Problem description ▸ Set the lines down again exactly, first line through the line that contains "100, 200, 300, 400, 500, 600, 700, 800, 900, 1000]", with no pictures.

Collected data ▸
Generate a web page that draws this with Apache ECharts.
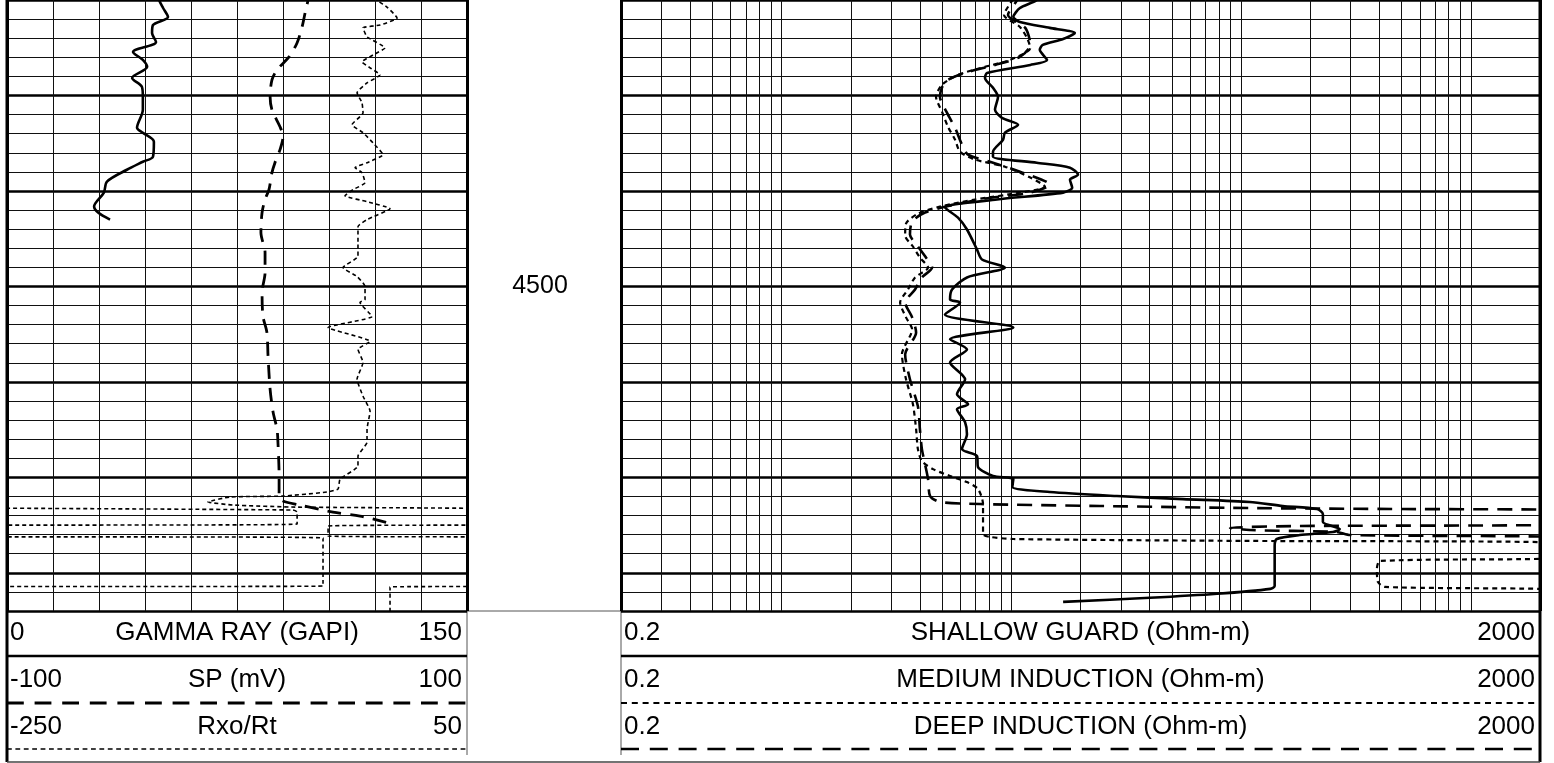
<!DOCTYPE html>
<html>
<head>
<meta charset="utf-8">
<script src="https://cdn.jsdelivr.net/npm/echarts@6/dist/echarts.min.js"></script>
<style>
  html, body { margin: 0; padding: 0; background: #fff; }
  #chart { width: 1554px; height: 763px; }
</style>
</head>
<body>
<div id="chart"></div>
<script>
// depth window (ft)
const DEPTH_TOP = 4485
const DEPTH_BOTTOM = 4517
const DEPTH_LABEL = 4500

// track 1 scales
const T1_NAMES = ['GAMMA RAY (GAPI)', 'SP (mV)', 'Rxo/Rt']
const T1_MIN = [0, -100, -250]
const T1_MAX = [150, 100, 50]

// track 2 scales (log)
const T2_NAMES = ['SHALLOW GUARD (Ohm-m)', 'MEDIUM INDUCTION (Ohm-m)', 'DEEP INDUCTION (Ohm-m)']
const T2_MIN = [0.2, 0.2, 0.2]
const T2_MAX = [2000, 2000, 2000]
const LOG_GRID = [0.3, 0.4, 0.5, 0.6, 0.7, 0.8, 0.9, 1, 2, 3, 4, 5, 6, 7, 8, 9, 10, 20, 30, 40, 50, 60, 70, 80, 90,
  100, 200, 300, 400, 500, 600, 700, 800, 900, 1000]

// curves: [value, depth]
const GR = [[48.9,4484.5],[49.6,4485.00],[50.9,4485.42],[52.5,4485.89],[47.6,4486.31],[47.3,4486.73],[48.6,4487.20],
  [41.1,4487.72],[44.3,4488.14],[45.7,4488.50],[40.8,4489.08],[44.0,4489.55],[44.3,4490.07],[44.3,4490.75],
  [42.4,4491.69],[44.3,4491.95],[47.9,4492.42],[47.6,4493.21],[44.3,4493.47],[39.1,4493.89],[32.6,4494.51],
  [31.6,4495.09],[28.4,4495.82],[29.7,4496.13],[33.6,4496.50]]

const SP = [[31.5,4484.5],[30.9,4485.00],[29.6,4485.68],[28.3,4486.41],[26.1,4487.25],[22.6,4487.98],[17.4,4488.66],
  [15.2,4489.18],[14.4,4490.07],[15.2,4490.75],[18.7,4491.64],[20.0,4492.16],[18.7,4492.84],[16.5,4493.52],
  [15.2,4494.04],[13.9,4494.93],[12.2,4495.45],[10.9,4496.13],[10.4,4497.18],[12.2,4498.23],[12.2,4499.27],
  [10.9,4500.32],[11.3,4501.57],[13.0,4502.41],[13.5,4503.66],[14.4,4505.39],[15.7,4506.59],[17.4,4507.48],
  [17.8,4508.16],[18.3,4509.93],[18.3,4510.98],[20.0,4511.24],[27.4,4511.45],[41.7,4511.82],[53.5,4512.03],
  [64.4,4512.34],[67.0,4512.42]]

const RXO_RT = [[-12.0,4484.5],[-8.7,4485.00],[-2.2,4485.37],[4.4,4485.94],[-6.7,4486.31],[-17.8,4486.46],
  [-15.2,4486.93],[-3.5,4487.51],[-11.3,4487.88],[-18.5,4488.24],[-13.2,4488.55],[-6.7,4488.92],[-15.2,4489.34],
  [-21.7,4489.86],[-18.5,4490.38],[-17.8,4490.91],[-25.0,4491.53],[-17.8,4491.95],[-11.3,4492.48],[-4.8,4493.10],
  [-15.2,4493.52],[-23.0,4493.78],[-18.5,4494.04],[-16.5,4494.57],[-24.3,4494.93],[-29.6,4495.25],[-15.2,4495.56],
  [-0.2,4495.93],[-15.2,4496.50],[-21.1,4496.87],[-21.1,4497.91],[-21.1,4498.43],[-30.9,4499.01],[-21.7,4499.48],
  [-16.5,4500.00],[-16.5,4500.68],[-19.8,4500.84],[-11.9,4501.57],[-40.6,4502.15],[-13.2,4502.88],[-21.1,4503.30],
  [-17.8,4503.98],[-21.7,4504.86],[-17.8,4505.75],[-13.2,4506.54],[-15.2,4507.48],[-15.2,4508.16],[-21.1,4508.89],
  [-21.1,4509.41],[-32.8,4510.09],[-34.1,4510.61],[-41.3,4510.77],[-70.0,4510.98],[-104.6,4511.03],[-118.9,4511.29],
  [-102.6,4511.45],[-60.9,4511.56],[236.5,4511.71],[239.2,4511.82],[239.2,4512.44],[-40.6,4512.55],[-40.6,4513.07],
  [256.1,4513.18],[256.1,4515.69],[-0.2,4515.74],[-0.2,4517.2]]

const SHALLOW = [[13.5,4484.5],[12.9,4485.00],[10.9,4485.42],[10.2,4485.89],[10.9,4486.15],[14.7,4486.46],
  [18.9,4486.73],[16.8,4487.04],[13.7,4487.35],[13.3,4487.61],[14.3,4488.14],[12.1,4488.40],[7.84,4488.82],
  [7.68,4489.08],[8.32,4489.60],[8.75,4490.07],[8.49,4490.75],[9.10,4491.17],[10.7,4491.53],[9.38,4491.95],
  [9.20,4492.32],[8.32,4492.95],[8.32,4493.21],[12.9,4493.52],[18.0,4493.78],[19.5,4494.15],[18.0,4494.41],
  [18.4,4494.83],[16.8,4495.09],[8.66,4495.45],[5.14,4495.87],[5.86,4496.40],[6.41,4497.02],[7.09,4498.07],
  [7.45,4498.59],[9.38,4499.01],[6.41,4499.53],[5.52,4500.16],[5.41,4500.68],[5.98,4500.84],[5.14,4501.47],
  [10.2,4502.15],[5.41,4502.77],[6.41,4503.30],[5.41,4503.98],[6.29,4504.86],[5.80,4505.65],[6.48,4506.17],
  [5.80,4506.43],[6.29,4507.11],[6.41,4507.74],[6.10,4508.52],[7.09,4508.89],[7.16,4509.46],[8.32,4509.93],
  [10.2,4510.09],[10.1,4510.51],[14.7,4510.77],[28.8,4510.98],[55.9,4511.14],[109,4511.29],[152,4511.50],
  [214,4511.66],[227,4511.92],[227,4512.34],[269,4512.71],[251,4512.86],[180,4513.02],[143,4513.23],
  [140,4513.59],[140,4515.69],[134,4515.84],[78.6,4516.10],[40.1,4516.31],[16.8,4516.52]]

const MEDIUM = [[10.5,4484.5],[10.1,4485.00],[9.29,4485.78],[10.9,4486.41],[11.7,4486.99],[12.1,4487.51],
  [9.87,4488.14],[7.68,4488.50],[5.86,4488.92],[4.99,4489.44],[4.70,4490.07],[4.99,4490.85],[5.30,4491.64],
  [5.69,4492.32],[5.98,4492.95],[6.95,4493.36],[9.38,4493.73],[12.1,4494.30],[14.0,4494.78],[10.9,4495.09],
  [6.95,4495.45],[4.89,4495.82],[3.92,4496.19],[3.48,4496.71],[3.45,4497.34],[3.73,4497.91],[4.00,4498.49],
  [4.34,4499.01],[3.81,4499.53],[3.55,4500.16],[3.28,4500.84],[3.48,4501.62],[3.70,4502.25],[3.34,4503.56],
  [3.48,4504.86],[3.73,4506.17],[3.85,4507.48],[3.92,4508.52],[4.08,4509.15],[4.56,4509.57],[5.41,4509.93],
  [6.41,4510.25],[7.16,4510.61],[7.53,4511.40],[7.53,4512.97],[8.07,4513.12],[10.2,4513.23],[109,4513.33],
  [2000,4513.39],[9000,4513.7],[9000,4514.0],[2000,4514.27],[402,4514.38],[390,4514.80],[394,4515.48],
  [423,4515.74],[2000,4515.84],[9000,4516.1]]

const DEEP = [[11.0,4484.5],[10.6,4485.00],[9.67,4485.78],[11.5,4486.46],[12.1,4487.35],[10.9,4487.98],
  [8.49,4488.40],[6.29,4488.82],[5.14,4489.29],[4.89,4490.07],[5.25,4490.91],[5.69,4491.69],[6.10,4492.58],
  [6.48,4493.10],[8.07,4493.47],[10.9,4493.99],[14.7,4494.67],[12.1,4495.09],[7.68,4495.40],[5.41,4495.77],
  [4.21,4496.13],[3.70,4496.60],[3.62,4497.28],[3.92,4497.91],[4.25,4498.49],[4.52,4499.01],[4.08,4499.53],
  [3.81,4500.16],[3.45,4500.84],[3.70,4501.62],[3.85,4502.41],[3.45,4503.56],[3.62,4504.86],[3.92,4506.28],
  [4.00,4507.48],[4.08,4508.52],[4.21,4509.31],[4.34,4510.09],[4.43,4510.98],[4.89,4511.29],[7.30,4511.40],
  [24.3,4511.50],[109,4511.61],[492,4511.66],[2000,4511.69],[9000,4511.9],[9000,4512.3],[2000,4512.50],
  [180,4512.55],[89.5,4512.65],[109,4512.76],[261,4512.86],[298,4513.02],[2000,4513.10],[9000,4513.3]]

// ── styles ────────────────────────────────────────────
const FONT = '"Liberation Sans", Arial, sans-serif'
const FONT_SIZE = 26
const THIN = { color: '#111', width: 1 }
const THICK = { color: '#000', width: 2.5 }
const T1_STYLE = [
  { width: 2.6, type: 'solid', smooth: 0.3 },
  { width: 2.8, type: [14, 9], smooth: 0.3 },
  { width: 1.6, type: [4, 3], smooth: 0.15 },
]
const T2_STYLE = [
  { width: 2.6, type: 'solid', smooth: 0.25 },
  { width: 2.2, type: [5, 4], smooth: 0.25 },
  { width: 2.6, type: [15, 9], smooth: 0.25 },
]

const chart = echarts.init(document.getElementById('chart'), null, { renderer: 'canvas' })

const hidden = { axisLine: { show: false }, axisTick: { show: false }, axisLabel: { show: false }, splitLine: { show: false } }
const gridOnly = (ls) => ({
  axisLine: { show: false }, axisTick: { show: false }, axisLabel: { show: false },
  splitLine: { show: true, lineStyle: { color: ls.color, width: ls.width } },
})
const depthAxis = (gi, step, ls) => ({
  gridIndex: gi, type: 'value', inverse: true, min: DEPTH_TOP, max: DEPTH_BOTTOM, interval: step, ...gridOnly(ls),
})

function curve(name, data, xi, yi, st) {
  return {
    type: 'line', name, data, xAxisIndex: xi, yAxisIndex: yi, symbol: 'none', clip: true, z: 5,
    smooth: st.smooth,
    lineStyle: { color: '#000', width: st.width, type: st.type, cap: 'butt', join: 'round' },
    silent: true,
  }
}

// legend rows
const ROW_TEXT_Y = [633, 680, 727]
const ROW_LINE_Y = [656, 703, 749]
function legendCell(names, mins, maxs, styles, x0, x1) {
  const els = []
  names.forEach((n, i) => {
    const ty = ROW_TEXT_Y[i]
    const txt = (text, x, align) => ({
      type: 'text', silent: true,
      style: { text, x, y: ty, font: FONT_SIZE + 'px ' + FONT, fill: '#000', textAlign: align, textVerticalAlign: 'middle', align, verticalAlign: 'middle' },
    })
    els.push(txt(String(mins[i]), x0 + 3, 'left'))
    els.push(txt(n, (x0 + x1) / 2, 'center'))
    els.push(txt(String(maxs[i]), x1 - 5, 'right'))
    const st = styles[i]
    els.push({
      type: 'line', silent: true,
      shape: { x1: x0, y1: ROW_LINE_Y[i], x2: x1, y2: ROW_LINE_Y[i] },
      style: { stroke: '#000', lineWidth: st.width, lineDash: st.type === 'solid' ? null : st.type.map(v => v * 1.2) },
    })
  })
  return els
}

const frame = [
  { type: 'line', shape: { x1: 7, y1: 0, x2: 7, y2: 762 }, style: { stroke: '#000', lineWidth: 3 } },
  { type: 'line', shape: { x1: 1540, y1: 0, x2: 1540, y2: 762 }, style: { stroke: '#000', lineWidth: 3 } },
  { type: 'line', shape: { x1: 7, y1: 762, x2: 1540, y2: 762 }, style: { stroke: '#444', lineWidth: 1.5 } },
  { type: 'line', shape: { x1: 467, y1: 611, x2: 467, y2: 755 }, style: { stroke: '#555', lineWidth: 1 } },
  { type: 'line', shape: { x1: 621, y1: 611, x2: 621, y2: 755 }, style: { stroke: '#555', lineWidth: 1 } },
  { type: 'line', shape: { x1: 467, y1: 611, x2: 621, y2: 611 }, style: { stroke: '#555', lineWidth: 1 } },
].map(e => ({ ...e, silent: true }))

const option = {
  animation: false,
  backgroundColor: '#fff',
  grid: [
    { left: 7, top: -1, width: 460, height: 612 },
    { left: 621, top: -1, width: 919, height: 612 },
    { left: 540, top: -1, width: 1, height: 612 },
  ],
  xAxis: [
    { gridIndex: 0, type: 'value', min: T1_MIN[0], max: T1_MAX[0], interval: (T1_MAX[0] - T1_MIN[0]) / 10, ...gridOnly(THIN) },
    { gridIndex: 0, type: 'value', min: T1_MIN[1], max: T1_MAX[1], ...hidden },
    { gridIndex: 0, type: 'value', min: T1_MIN[2], max: T1_MAX[2], ...hidden },
    // wrap-around backup scale for Rxo/Rt
    { gridIndex: 0, type: 'value', min: T1_MAX[2], max: 2 * T1_MAX[2] - T1_MIN[2], ...hidden },
    { gridIndex: 1, type: 'log', logBase: 10, min: T2_MIN[0], max: T2_MAX[0], ...hidden },
    { gridIndex: 0, type: 'value', min: 0, max: 1, interval: 1, ...gridOnly({ color: '#000', width: 3 }) },
    { gridIndex: 1, type: 'value', min: 0, max: 1, interval: 1, ...gridOnly({ color: '#000', width: 3 }) },
    { gridIndex: 2, type: 'value', min: 0, max: 1, ...hidden },
  ],
  yAxis: [
    depthAxis(0, 1, THIN),
    depthAxis(1, 1, THIN),
    depthAxis(0, 5, THICK),
    depthAxis(1, 5, THICK),
    {
      gridIndex: 2, type: 'value', inverse: true, min: DEPTH_TOP, max: DEPTH_BOTTOM, interval: 5,
      axisLine: { show: false }, axisTick: { show: false }, splitLine: { show: false },
      axisLabel: {
        show: true, margin: 0, align: 'center', color: '#000', fontSize: 25, fontFamily: FONT,
        formatter: v => (v === DEPTH_LABEL ? String(DEPTH_LABEL) : ''),
      },
    },
  ],
  series: [
    {
      type: 'line', data: [], xAxisIndex: 4, yAxisIndex: 1, symbol: 'none', silent: true, z: 1,
      markLine: {
        silent: true, symbol: ['none', 'none'], label: { show: false }, animation: false,
        lineStyle: { color: THIN.color, width: 1, type: 'solid' },
        emphasis: { disabled: true },
        data: LOG_GRID.map(v => ({ xAxis: v })),
      },
    },
    curve(T1_NAMES[0], GR, 0, 0, T1_STYLE[0]),
    curve(T1_NAMES[1], SP, 1, 0, T1_STYLE[1]),
    curve(T1_NAMES[2], RXO_RT, 2, 0, T1_STYLE[2]),
    curve(T1_NAMES[2] + ' backup', RXO_RT, 3, 0, T1_STYLE[2]),
    curve(T2_NAMES[0], SHALLOW, 4, 1, T2_STYLE[0]),
    curve(T2_NAMES[1], MEDIUM, 4, 1, T2_STYLE[1]),
    curve(T2_NAMES[2], DEEP, 4, 1, T2_STYLE[2]),
  ],
  graphic: [
    ...frame,
    ...legendCell(T1_NAMES, T1_MIN, T1_MAX, T1_STYLE, 7, 467),
    ...legendCell(T2_NAMES, T2_MIN, T2_MAX, T2_STYLE, 621, 1540),
  ],
}

chart.setOption(option)
</script>
</body>
</html>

Solution to this task ▸
Generate a web page that draws this with Apache ECharts.
<!DOCTYPE html>
<html>
<head>
<meta charset="utf-8">
<script src="https://cdn.jsdelivr.net/npm/echarts@6/dist/echarts.min.js"></script>
<style>
  html, body { margin: 0; padding: 0; background: #fff; }
  #chart { width: 1554px; height: 763px; }
</style>
</head>
<body>
<div id="chart"></div>
<script>
// depth window (ft)
const DEPTH_TOP = 4485
const DEPTH_BOTTOM = 4517
const DEPTH_LABEL = 4500

// track 1 scales
const T1_NAMES = ['GAMMA RAY (GAPI)', 'SP (mV)', 'Rxo/Rt']
const T1_MIN = [0, -100, -250]
const T1_MAX = [150, 100, 50]

// track 2 scales (log)
const T2_NAMES = ['SHALLOW GUARD (Ohm-m)', 'MEDIUM INDUCTION (Ohm-m)', 'DEEP INDUCTION (Ohm-m)']
const T2_MIN = [0.2, 0.2, 0.2]
const T2_MAX = [2000, 2000, 2000]
const LOG_GRID = [0.3, 0.4, 0.5, 0.6, 0.7, 0.8, 0.9, 1, 2, 3, 4, 5, 6, 7, 8, 9, 10, 20, 30, 40, 50, 60, 70, 80, 90,
  100, 200, 300, 400, 500, 600, 700, 800, 900, 1000]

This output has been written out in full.